Collected material
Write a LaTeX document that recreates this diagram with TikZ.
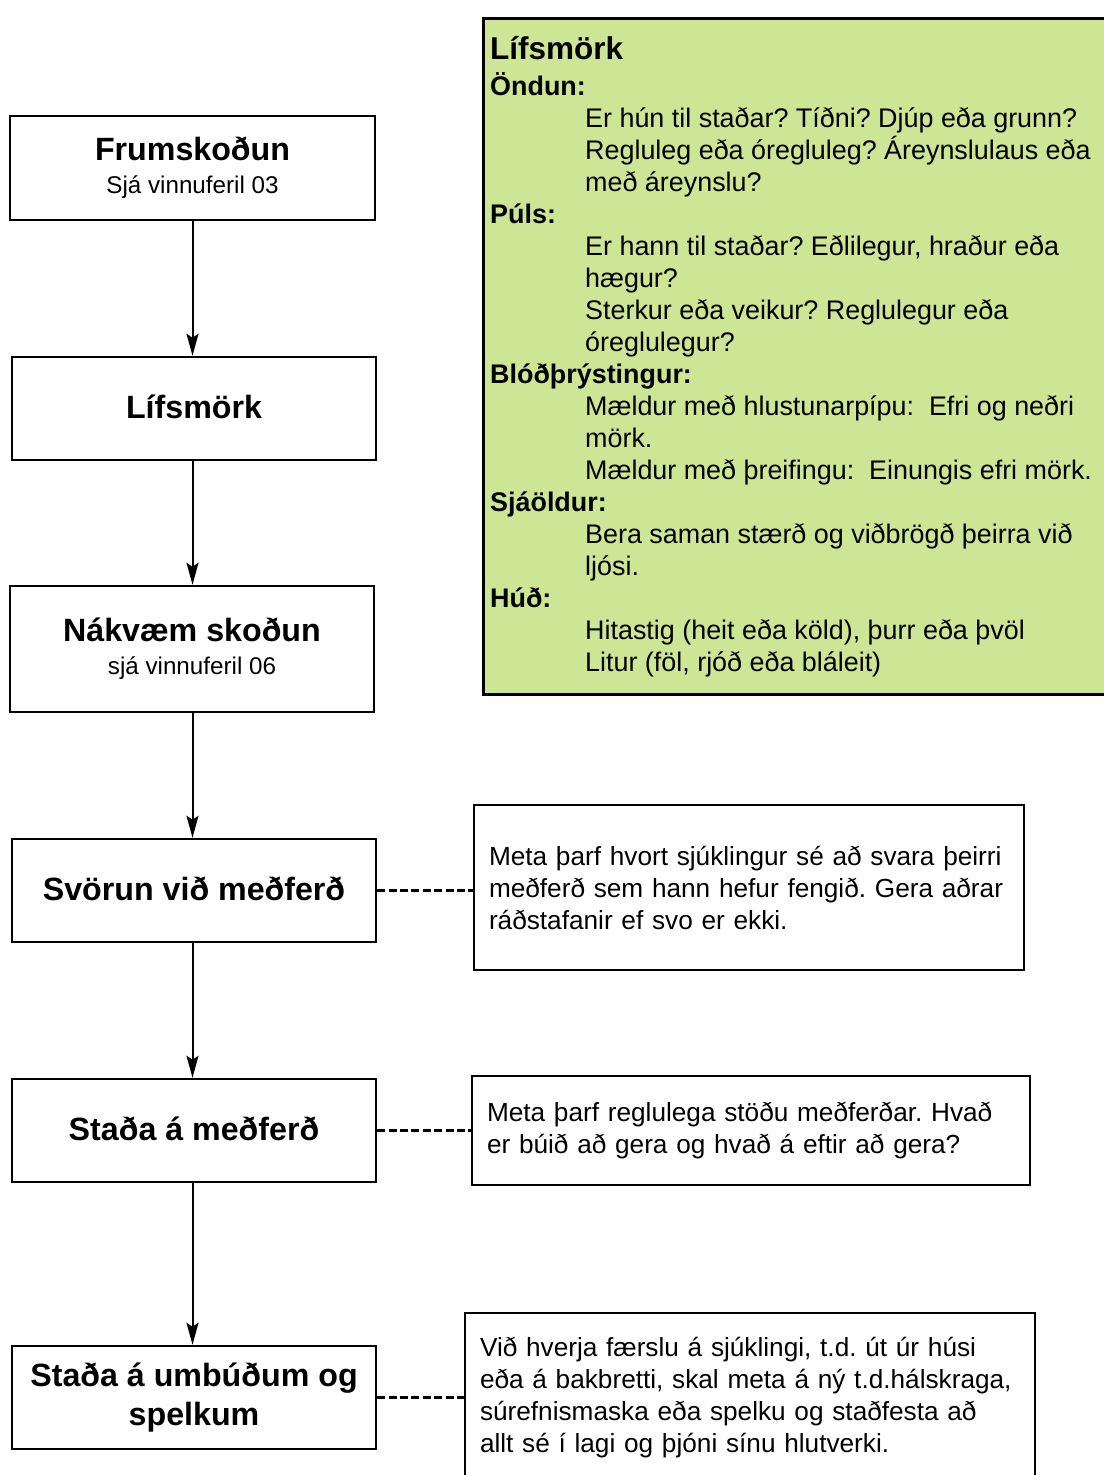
\documentclass[tikz,border=0pt]{standalone}
\usepackage{fontspec}
\setmainfont{Liberation Sans}
\usetikzlibrary{arrows.meta}
\definecolor{vitalgreen}{RGB}{204,230,150}
\frenchspacing
\begin{document}
\begin{tikzpicture}[x=1pt,y=-1pt,
  stepbox/.style={draw,line width=2.5pt,minimum width=364pt,minimum height=103pt,
    inner sep=0pt,align=center,font=\fontsize{32.2}{33}\selectfont\bfseries},
  notebox/.style={draw,line width=2.5pt,inner xsep=15pt,inner ysep=0pt,align=left,
    font=\fontsize{26.2}{32}\selectfont},
  flow/.style={line width=2pt,-{Stealth[length=22pt,width=12pt,inset=4pt]}},
  link/.style={line width=2.5pt,dash pattern=on 8pt off 3.4pt},
  head/.style={anchor=base west,inner sep=0pt,font=\fontsize{26.9}{32}\selectfont\bfseries},
  item/.style={anchor=base west,inner sep=0pt,font=\fontsize{26.9}{32}\selectfont}]
\useasboundingbox (0,0) rectangle (1103,1475);

% vital signs panel
\node[draw,fill=vitalgreen,line width=2.5pt,anchor=north west,inner sep=0pt,
  minimum width=640pt,minimum height=676pt] (panel) at (482,17) {};
\node[anchor=base west,inner sep=0pt,font=\fontsize{31.5}{33}\selectfont\bfseries] (gt) at (490,59) {Lífsmörk};
\node[head] (g0) at (490,95) {Öndun:};
\node[item] (g1) at (585,127) {Er hún til staðar? Tíðni? Djúp eða grunn?};
\node[item] (g2) at (585,159) {Regluleg eða óregluleg? Áreynslulaus eða};
\node[item] (g3) at (585,191) {með áreynslu?};
\node[head] (g4) at (490,223) {Púls:};
\node[item] (g5) at (585,255) {Er hann til staðar? Eðlilegur, hraður eða};
\node[item] (g6) at (585,287) {hægur?};
\node[item] (g7) at (585,319) {Sterkur eða veikur? Reglulegur eða};
\node[item] (g8) at (585,351) {óreglulegur?};
\node[head] (g9) at (490,383) {Blóðþrýstingur:};
\node[item] (g10) at (585,415) {Mældur með hlustunarpípu:~ Efri og neðri};
\node[item] (g11) at (585,447) {mörk.};
\node[item] (g12) at (585,479) {Mældur með þreifingu:~ Einungis efri mörk.};
\node[head] (g13) at (490,511) {Sjáöldur:};
\node[item] (g14) at (585,543) {Bera saman stærð og viðbrögð þeirra við};
\node[item] (g15) at (585,575) {ljósi.};
\node[head] (g16) at (490,607) {Húð:};
\node[item] (g17) at (585,639) {Hitastig (heit eða köld), þurr eða þvöl};
\node[item] (g18) at (585,671) {Litur (föl, rjóð eða bláleit)};

% main flow
\node[stepbox,minimum width=365pt,minimum height=104pt] (f1) at (192.5,168)
  {Frumskoðun\\{\fontsize{24.2}{33}\mdseries Sjá vinnuferil 03}};
\node[stepbox,text depth=4pt] (f2) at (194,408.5) {Lífsmörk};
\node[stepbox,minimum height=126pt] (f3) at (192,649)
  {Nákvæm skoðun\\{\fontsize{24.2}{33}\mdseries sjá vinnuferil 06}};
\node[stepbox,text depth=4pt] (f4) at (194,890.5) {Svörun við meðferð};
\node[stepbox,text depth=4pt] (f5) at (194,1130.5) {Staða á meðferð};
\node[stepbox,font=\fontsize{32.2}{39}\selectfont\bfseries] (f6) at (194,1397.5)
  {Staða á umbúðum og\\spelkum};

\draw[flow] (f1.south) -- (f1.south |- f2.north);
\draw[flow] (f1.south |- f2.south) -- (f1.south |- f3.north);
\draw[flow] (f1.south |- f3.south) -- (f1.south |- f4.north);
\draw[flow] (f1.south |- f4.south) -- (f1.south |- f5.north);
\draw[flow] (f1.south |- f5.south) -- (f1.south |- f6.north);

% notes
\node[notebox,text width=520pt,minimum height=165pt] (n1) at (749,887.5)
  {\mbox{Meta þarf hvort sjúklingur sé að svara þeirri}\\
   \mbox{meðferð sem hann hefur fengið. Gera aðrar}\\
   \mbox{ráðstafanir ef svo er ekki.}};
\node[notebox,text width=528pt,minimum height=109pt] (n2) at (751,1130.5)
  {\mbox{Meta þarf reglulega stöðu meðferðar. Hvað}\\
   \mbox{er búið að gera og hvað á eftir að gera?}};
\node[notebox,text width=540pt,minimum height=170pt] (n3) at (750,1398)
  {\mbox{Við hverja færslu á sjúklingi, t.d. út úr húsi}\\
   \mbox{eða á bakbretti, skal meta á ný t.d.hálskraga,}\\
   \mbox{súrefnismaska eða spelku og staðfesta að}\\
   \mbox{allt sé í lagi og þjóni sínu hlutverki.}};

\draw[link] (f4.east) -- (f4.east -| n1.west);
\draw[link] (f5.east) -- (f5.east -| n2.west);
\draw[link] (f6.east) -- (f6.east -| n3.west);
\end{tikzpicture}
\end{document}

Exercise objective
Pictures stay out. Print the data exactly, from its first line through the line containing "(0,0) rectangle (1103,1475);".

Response below
Write a LaTeX document that recreates this diagram with TikZ.
\documentclass[tikz,border=0pt]{standalone}
\usepackage{fontspec}
\setmainfont{Liberation Sans}
\usetikzlibrary{arrows.meta}
\definecolor{vitalgreen}{RGB}{204,230,150}
\frenchspacing
\begin{document}
\begin{tikzpicture}[x=1pt,y=-1pt,
  stepbox/.style={draw,line width=2.5pt,minimum width=364pt,minimum height=103pt,
    inner sep=0pt,align=center,font=\fontsize{32.2}{33}\selectfont\bfseries},
  notebox/.style={draw,line width=2.5pt,inner xsep=15pt,inner ysep=0pt,align=left,
    font=\fontsize{26.2}{32}\selectfont},
  flow/.style={line width=2pt,-{Stealth[length=22pt,width=12pt,inset=4pt]}},
  link/.style={line width=2.5pt,dash pattern=on 8pt off 3.4pt},
  head/.style={anchor=base west,inner sep=0pt,font=\fontsize{26.9}{32}\selectfont\bfseries},
  item/.style={anchor=base west,inner sep=0pt,font=\fontsize{26.9}{32}\selectfont}]
\useasboundingbox (0,0) rectangle (1103,1475);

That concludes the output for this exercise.